The challenge of generating and evolving real-life like synthetic test data without accessing real-world raw data -- a Systematic Review
Maj-Annika Tammisto, Faiz Ali Shah, Daniel Rodriguez, Dietmar Pfahl
TL;DR
This systematic review investigates how to generate and evolve synthetic test data that resemble real-world government data without relying on actual raw data, a need driven by privacy regulations and the decentralized nature of e-Government systems. An extensive search across IEEE Xplore, ACM DL, and Scopus yielded 1013 results, with 37 primary studies analyzed to categorize methods for synthetic data generation and to assess the relatively rare area of data evolution. The findings show that most approaches still require some form of real data input or domain-specific artifacts, and very few efforts address evolving synthetic data over time; two notable studies from Oslo/Testify hint at evolution but do not clearly demonstrate preservation of essential data attributes.

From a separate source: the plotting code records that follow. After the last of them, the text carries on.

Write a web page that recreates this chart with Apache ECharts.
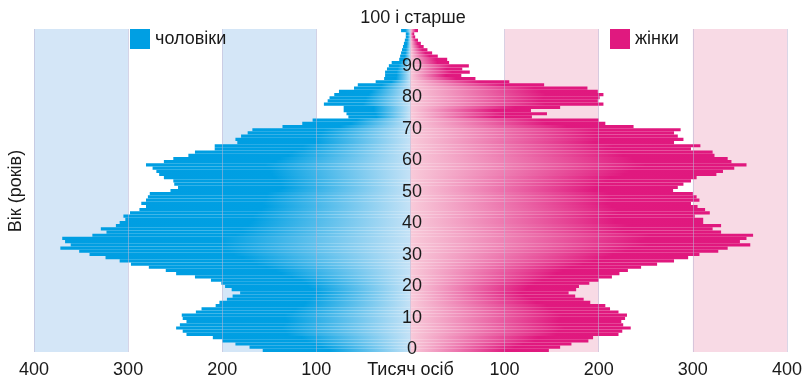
<!DOCTYPE html>
<html>
<head>
<meta charset="utf-8">
<script src="https://cdn.jsdelivr.net/npm/echarts@6/dist/echarts.min.js"></script>
<style>
  html, body { margin: 0; padding: 0; background: #fff; }
  #chart { width: 805px; height: 381px; }
</style>
</head>
<body>
<div id="chart"></div>
<script>
// вік 0..100 (100 = 100 і старше)
var ages = [];
for (var i = 0; i <= 100; i++) ages.push(String(i));

// тисяч осіб, по віку 0..100
var men = [
  157, 171, 186, 200, 210, 238, 242, 249, 245, 238,
  242, 243, 228, 222, 207, 203, 195, 189, 181, 190,
  197, 201, 212, 229, 249, 260, 278, 297, 309, 324,
  341, 352, 372, 361, 367, 370, 338, 323, 329, 313,
  309, 303, 305, 298, 288, 281, 286, 281, 279, 277,
  255, 247, 251, 252, 262, 267, 270, 274, 281, 262,
  252, 236, 229, 208, 208, 184, 186, 180, 173, 168,
  136, 115, 104, 66, 68, 71, 71, 92, 88, 86,
  81, 76, 60, 56, 37, 28, 27, 27, 25, 23,
  20, 12, 11, 10, 9, 8, 7, 6, 5, 5,
  10
];
var women = [
  147, 159, 171, 189, 194, 221, 225, 234, 226, 224,
  228, 230, 221, 212, 207, 191, 184, 175, 168, 176,
  179, 190, 200, 214, 222, 231, 245, 262, 280, 295,
  307, 327, 337, 361, 350, 357, 364, 330, 321, 330,
  311, 311, 302, 318, 313, 305, 298, 307, 304, 300,
  279, 284, 290, 298, 304, 325, 332, 344, 357, 341,
  337, 323, 321, 298, 308, 280, 290, 284, 280, 287,
  237, 207, 200, 129, 145, 128, 159, 205, 199, 201,
  205, 199, 188, 142, 105, 69, 54, 63, 55, 62,
  41, 39, 29, 23, 18, 14, 11, 8, 5, 4,
  8
];
var ageTicks = [0, 10, 20, 30, 40, 50, 60, 70, 80, 90];

var FONT = "'Liberation Sans', Arial, sans-serif";
var chart = echarts.init(document.getElementById('chart'));

var option = {
  animation: false,
  textStyle: { fontFamily: FONT },
  grid: { left: 34, right: 15, top: 29, bottom: 29 },
  legend: [{
    left: 130, top: 29, padding: 0,
    itemWidth: 20, itemHeight: 20, icon: 'rect',
    selectedMode: false,
    textStyle: { fontSize: 18, color: '#1a1a1a', fontFamily: FONT },
    data: [{ name: 'чоловіки', itemStyle: { color: '#009fe3' } }]
  }, {
    left: 610, top: 29, padding: 0,
    itemWidth: 20, itemHeight: 20, icon: 'rect',
    selectedMode: false,
    textStyle: { fontSize: 18, color: '#1a1a1a', fontFamily: FONT },
    data: [{ name: 'жінки', itemStyle: { color: '#e0197f' } }]
  }],
  graphic: [{
    type: 'text', x: 413, y: 18,
    style: { text: '100 і старше', fill: '#1a1a1a', font: '18px ' + FONT, textAlign: 'center', textVerticalAlign: 'middle' }
  }, {
    type: 'text', x: 16, y: 191, rotation: Math.PI / 2,
    style: { text: 'Вік (років)', fill: '#1a1a1a', font: '18px ' + FONT, textAlign: 'center', textVerticalAlign: 'middle' }
  }],
  xAxis: {
    type: 'value', min: -400, max: 400, interval: 100, z: 3,
    axisLine: { show: false },
    axisTick: { show: false },
    splitLine: { show: true, lineStyle: { color: 'rgba(185,180,212,0.55)', width: 1 } },
    axisLabel: {
      fontSize: 18, color: '#1a1a1a', margin: 9,
      formatter: function (v) { return v === 0 ? 'Тисяч осіб' : String(Math.abs(v)); }
    }
  },
  yAxis: [{
    type: 'category', data: ages,
    axisLine: { show: false }, axisTick: { show: false }, axisLabel: { show: false },
    splitLine: { show: false }
  }, {
    // підписи віку по центру (x = 0)
    type: 'value', min: -0.95, max: 101.77, position: 'left', offset: -378, z: 6,
    axisLine: { show: false, onZero: false }, axisTick: { show: false },
    splitLine: { show: false },
    axisLabel: {
      customValues: ageTicks, align: 'center', margin: 0,
      fontSize: 18, color: '#1a1a1a'
    }
  }],
  series: [{
    type: 'line', data: [], z: 1, silent: true,
    markArea: {
      silent: true,
      data: [
        [{ xAxis: -400, itemStyle: { color: '#d4e6f7' } }, { xAxis: -300 }],
        [{ xAxis: -200, itemStyle: { color: '#d4e6f7' } }, { xAxis: -100 }],
        [{ xAxis: 100, itemStyle: { color: '#f8dae5' } }, { xAxis: 200 }],
        [{ xAxis: 300, itemStyle: { color: '#f8dae5' } }, { xAxis: 400 }]
      ]
    }
  }, {
    name: 'чоловіки', type: 'bar', z: 2,
    barGap: '-100%', barCategoryGap: '0%',
    data: men.map(function (v) { return -v; }),
    itemStyle: {
      color: new echarts.graphic.LinearGradient(0, 0, 1, 0, [
        { offset: 0, color: '#009ee2' },
        { offset: 0.45, color: '#00a0e3' },
        { offset: 1, color: '#c4e2f6' }
      ])
    }
  }, {
    name: 'жінки', type: 'bar', z: 2,
    barGap: '-100%', barCategoryGap: '0%',
    data: women,
    itemStyle: {
      color: new echarts.graphic.LinearGradient(0, 0, 1, 0, [
        { offset: 0, color: '#f8cad9' },
        { offset: 0.7, color: '#e0197f' },
        { offset: 1, color: '#e0187e' }
      ])
    }
  }]
};

chart.setOption(option);
</script>
</body>
</html>
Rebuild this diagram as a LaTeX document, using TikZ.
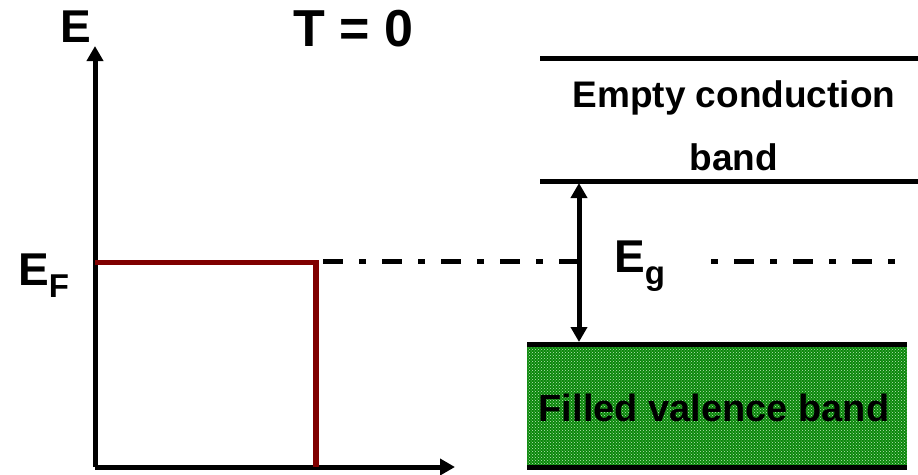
\documentclass[tikz,border=0pt]{standalone}
\usepackage{fontspec}
\setmainfont{Liberation Sans}
\usetikzlibrary{arrows.meta,patterns}
\definecolor{fermired}{RGB}{128,0,0}
\definecolor{bandgreen}{RGB}{10,135,10}
\definecolor{dotgreen}{RGB}{190,230,190}
\tikzset{
  axis/.style={line width=5pt},
  bandline/.style={line width=5pt},
  dashdot/.style={line width=5pt, dash pattern=on 20pt off 16pt on 7pt off 16pt},
  biglbl/.style={font=\bfseries\fontsize{46}{50}\selectfont, inner sep=0pt},
  bandtxt/.style={font=\bfseries\fontsize{37}{63}\selectfont, align=center, inner sep=0pt},
}
\begin{document}
\begin{tikzpicture}[x=1pt, y=-1pt, >={Triangle[length=15pt,width=16pt]}]
\useasboundingbox (0,0) rectangle (918,474);
% eixos
\coordinate (origin) at (95,467);
\coordinate (Etop) at (95,46);
\coordinate (xend) at (455,467);
\draw[axis, ->] (origin) -- (Etop);
\draw[axis, ->] (origin) -- (xend);
\node[biglbl] (lblE) at (76,27) {E};
\node[biglbl, font=\bfseries\fontsize{52}{56}\selectfont] (lblT) at (353,29) {T = 0};
\node[biglbl, anchor=base west] (lblEF) at (18,285)
  {E\raisebox{-12pt}{\fontsize{33}{33}\selectfont F}};
% Fermi (degrau)
\coordinate (EF) at (95,262.5);
\coordinate (fcorner) at (316,262.5);
\coordinate (fend) at (316,467);
\draw[line width=5.5pt, fermired] (EF) -- (fcorner) -- (fend);
% banda de conducao
\coordinate (cb1) at (540,58);
\coordinate (cb2) at (918,58);
\coordinate (cb3) at (540,181.5);
\coordinate (cb4) at (918,181.5);
\draw[bandline] (cb1) -- (cb2);
\draw[bandline] (cb3) -- (cb4);
\node[bandtxt] (condtxt) at (734,126) {Empty conduction\\band};
% banda de valencia
\fill[bandgreen, postaction={pattern=crosshatch dots, pattern color=dotgreen}]
  (527,344) rectangle (907,467);
\coordinate (vb1) at (527,344);
\coordinate (vb2) at (907,344);
\coordinate (vb3) at (527,467);
\coordinate (vb4) at (907,467);
\draw[bandline] (vb1) -- (vb2);
\draw[bandline] (vb3) -- (vb4);
\node[bandtxt, font=\bfseries\fontsize{38}{40}\selectfont] (valtxt) at (714,408) {Filled valence band};
% gap
\coordinate (gaptop) at (579,183);
\coordinate (gapbot) at (579,342);
\draw[axis, <->] (gaptop) -- (gapbot);
\node[biglbl, anchor=base west] (lblEg) at (614,272)
  {E\raisebox{-12pt}{\fontsize{33}{33}\selectfont g}};
% nivel de Fermi
\coordinate (dd1) at (323,261);
\coordinate (dd2) at (579,261);
\coordinate (dd3) at (711,261);
\coordinate (dd4) at (910,261);
\draw[dashdot] (dd1) -- (dd2);
\draw[dashdot, dash phase=36pt] (dd3) -- (dd4);
\end{tikzpicture}
\end{document}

The work highlights a critical gap for Digital Government Solutions: robust, evolvable, fully synthetic data generation that can mirror real-life data without exposure, underscoring the need for future research and validated metrics in this domain.
Abstract
Background: High-level system testing of applications that use data from e-Government services as input requires test data that is real-life-like but where the privacy of personal information is guaranteed. Applications with such strong requirement include information exchange between countries, medicine, banking, etc. This review aims to synthesize the current state-of-the-practice in this domain. Objectives: The objective of this Systematic Review is to identify existing approaches for creating and evolving synthetic test data without using real-life raw data. Methods: We followed well-known methodologies for conducting systematic literature reviews, including the ones from Kitchenham as well as guidelines for analysing the limitations of our review and its threats to validity. Results: A variety of methods and tools exist for creating privacy-preserving test data. Our search found 1,013 publications in IEEE Xplore, ACM Digital Library, and SCOPUS. We extracted data from 75 of those publications and identified 37 approaches that answer our research question partly. A common prerequisite for using these methods and tools is direct access to real-life data for data anonymization or synthetic test data generation. Nine existing synthetic test data generation approaches were identified that were closest to answering our research question. Nevertheless, further work would be needed to add the ability to evolve synthetic test data to the existing approaches. Conclusions: None of the publications really covered our requirements completely, only partially. Synthetic test data evolution is a field that has not received much attention from researchers but needs to be explored in Digital Government Solutions, especially since new legal regulations are being placed in force in many countries.